**What you should do**: Copy every line from the material below that holds "code".

* BEGIN Task material *

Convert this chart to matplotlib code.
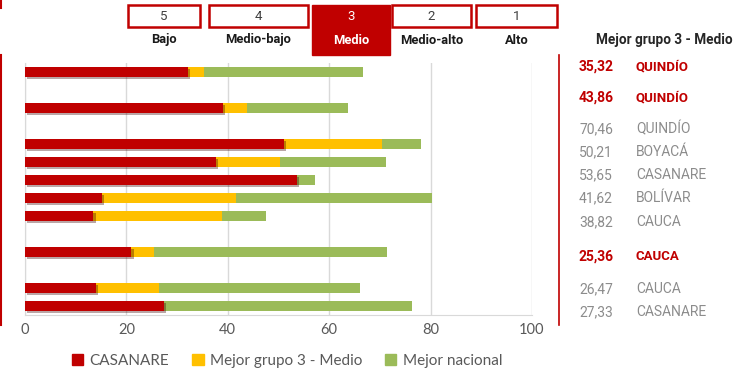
import matplotlib
matplotlib.use('Agg')
import matplotlib.pyplot as plt
import matplotlib.patheffects as pe
from matplotlib.patches import Rectangle, Patch
from matplotlib.lines import Line2D

# Valores por fila (CASANARE, mejor del grupo 3 y mejor nacional)
posiciones = [0, 2, 4, 5, 6, 7, 8, 10, 12, 13]
casanare = [32.2, 39.1, 51.1, 37.7, 53.65, 15.2, 13.5, 21.0, 14.0, 27.33]
grupo3 = [35.32, 43.86, 70.46, 50.21, 53.65, 41.62, 38.82, 25.36, 26.47, 27.33]
nacional = [66.7, 63.7, 78.2, 71.2, 57.2, 80.2, 47.5, 71.4, 66.1, 76.3]
dptos_grupo3 = ['QUINDÍO', 'QUINDÍO', 'QUINDÍO', 'BOYACÁ', 'CASANARE',
                'BOLÍVAR', 'CAUCA', 'CAUCA', 'CAUCA', 'CASANARE']
destacado = [True, True, False, False, False, False, False, True, False, False]

niveles = ['5', '4', '3', '2', '1']
nombres_nivel = ['Bajo', 'Medio-bajo', 'Medio', 'Medio-alto', 'Alto']

ROJO = '#C00000'
AMARILLO = '#FFC000'
VERDE = '#9BBB59'
GRIS = '#8C8C8C'
FUENTE = 'Roboto'

W, H = 737, 371
fig = plt.figure(figsize=(W / 100, H / 100), dpi=100)
ax = fig.add_axes([25 / W, 1 - 315 / H, (532 - 25) / W, (315 - 63) / H])

alto = 0.56
ax.barh(posiciones, nacional, height=alto, color=VERDE, zorder=2)
ax.barh(posiciones, grupo3, height=alto, color=AMARILLO, zorder=3)
rojas = ax.barh(posiciones, casanare, height=alto, color=ROJO, zorder=4)
for b in rojas:
    b.set_path_effects([pe.SimplePatchShadow(offset=(1.5, -1.5), alpha=0.35),
                        pe.Normal()])

ax.set_xlim(0, 100)
ax.set_ylim(13.5, -0.5)
ax.set_xticks([0, 20, 40, 60, 80, 100])
ax.set_yticks([])
ax.grid(axis='x', color='#D9D9D9', linewidth=1, zorder=0)
for s in ['top', 'right']:
    ax.spines[s].set_visible(False)
ax.spines['left'].set_color('#D9D9D9')
ax.spines['bottom'].set_color('#D9D9D9')
ax.tick_params(axis='x', length=0, pad=6, labelsize=10.5, labelcolor='#595959')
for t in ax.get_xticklabels():
    t.set_family('Lato')

# cabecera con los niveles
cajas = [(128, 200), (209, 308), (312, 390), (392, 471), (476, 557)]
for (x0, x1), num, nom in zip(cajas, niveles, nombres_nivel):
    cx = (x0 + x1) / 2 / W
    if num == '3':
        fig.patches.append(Rectangle((x0 / W, 1 - 55 / H), (x1 - x0) / W, 50 / H,
                                     transform=fig.transFigure, color=ROJO))
        col_num, col_nom = 'white', 'white'
    else:
        fig.patches.append(Rectangle((x0 / W, 1 - 27 / H), (x1 - x0) / W, 22 / H,
                                     transform=fig.transFigure, facecolor='white',
                                     edgecolor=ROJO, linewidth=1.8))
        col_num, col_nom = '#404040', '#1A1A1A'
    fig.text(cx, 1 - 16 / H, num, ha='center', va='center', color=col_num,
             fontsize=9.5, family=FUENTE)
    fig.text(cx, 1 - 40 / H, nom, ha='center', va='center', color=col_nom,
             fontsize=9.3, family=FUENTE, weight='bold')

fig.text(664 / W, 1 - 40 / H, 'Mejor grupo 3 - Medio', ha='center', va='center',
         color='#262626', fontsize=9.8, family=FUENTE, weight='bold')

# lineas rojas laterales
fig.add_artist(Line2D([1.5 / W, 1.5 / W], [1 - 55 / H, 1 - 325 / H], color=ROJO, lw=1.5))
fig.add_artist(Line2D([1.5 / W, 1.5 / W], [1, 1 - 8 / H], color=ROJO, lw=1.5))
fig.add_artist(Line2D([559 / W, 559 / W], [1 - 55 / H, 1 - 325 / H], color=ROJO, lw=1.2))

# tabla de la derecha
y_textos = [67, 98, 129, 152, 175, 198, 222, 257, 289, 312]
for y, v, d, dest in zip(y_textos, grupo3, dptos_grupo3, destacado):
    col = ROJO if dest else GRIS
    peso = 'bold' if dest else 'normal'
    txt = f'{v:.2f}'.replace('.', ',')
    fig.text(596 / W, 1 - y / H, txt, ha='center', va='center', color=col,
             fontsize=10, family=FUENTE, weight=peso)
    fig.text(636 / W, 1 - y / H, d, ha='left', va='center', color=col,
             fontsize=10 if not dest else 9.5, family=FUENTE, weight=peso)

handles = [Patch(color=ROJO, label='CASANARE'),
           Patch(color=AMARILLO, label='Mejor grupo 3 - Medio'),
           Patch(color=VERDE, label='Mejor nacional')]
fig.legend(handles=handles, loc='center', bbox_to_anchor=(287 / W, 1 - 361 / H),
           ncol=3, frameon=False, handlelength=0.75, handleheight=0.75,
           handletextpad=0.4, columnspacing=1.5,
           prop={'family': 'Lato', 'size': 11}, labelcolor='#595959')

fig.savefig('out.png', dpi=100)
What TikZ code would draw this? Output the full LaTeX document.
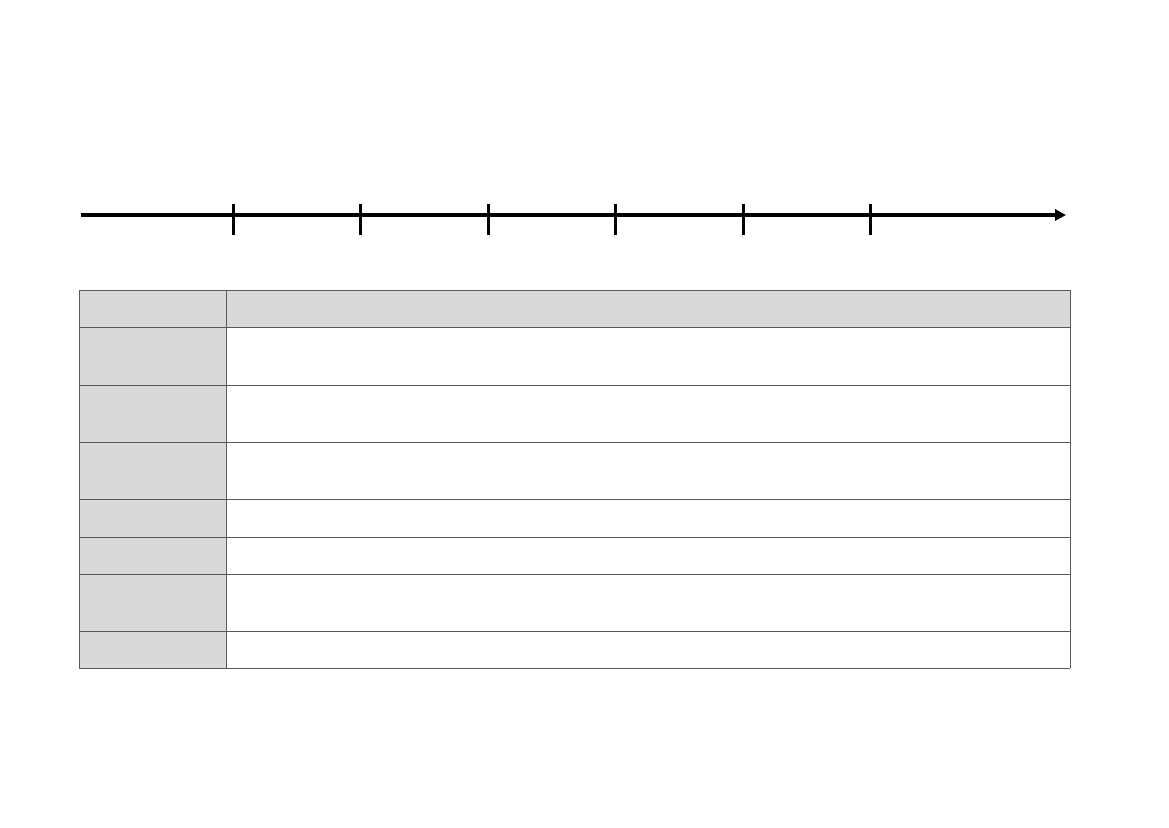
\documentclass[tikz,border=0pt]{standalone}
\usetikzlibrary{arrows.meta}
\definecolor{cellgray}{HTML}{D9D9D9}
\definecolor{rulegray}{HTML}{595959}
\begin{document}
\begin{tikzpicture}[x=1pt,y=-1pt]
            \useasboundingbox (0,0) rectangle (1169,827);
            % time axis
            \coordinate (start) at (81,215);
            \coordinate (end) at (1066,215);
            \draw[line width=3.6pt,-{Triangle[length=11pt,width=11pt]}] (start) -- (end);
            \foreach \x in {233,360,488,615,743,870}
              \draw[line width=3pt] (\x,204) -- (\x,235);
            % table shading
            \fill[cellgray] (79,290) rectangle (1070,327);
            \fill[cellgray] (79,327) rectangle (226,668);
            % table rules
            \foreach \y in {290,327,385,442,499,537,574,631,668}
              \draw[rulegray,line width=1pt] (79,\y) -- (1070,\y);
            \draw[rulegray,line width=1pt] (79,290) -- (79,668);
            \draw[rulegray,line width=1pt] (226,290) -- (226,668);
            \draw[rulegray,line width=1pt] (1070,290) -- (1070,668);
          \end{tikzpicture}
\end{document}
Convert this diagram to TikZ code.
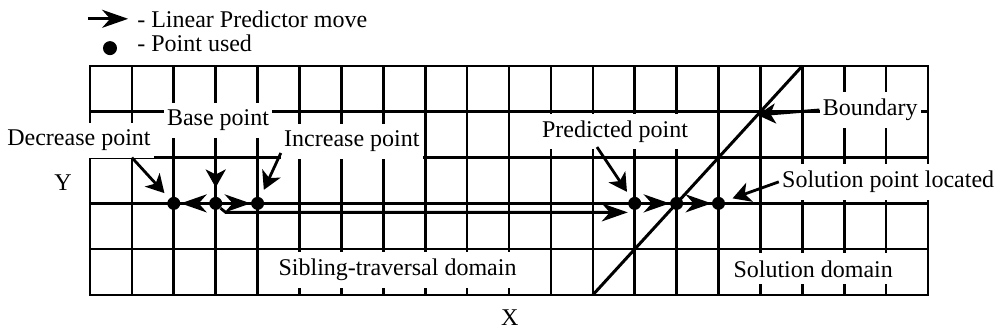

* END Task material *

**Worked solution**:
Convert this chart to matplotlib code.
What TikZ code would draw this? Output the full LaTeX document.
Convert this diagram to TikZ code.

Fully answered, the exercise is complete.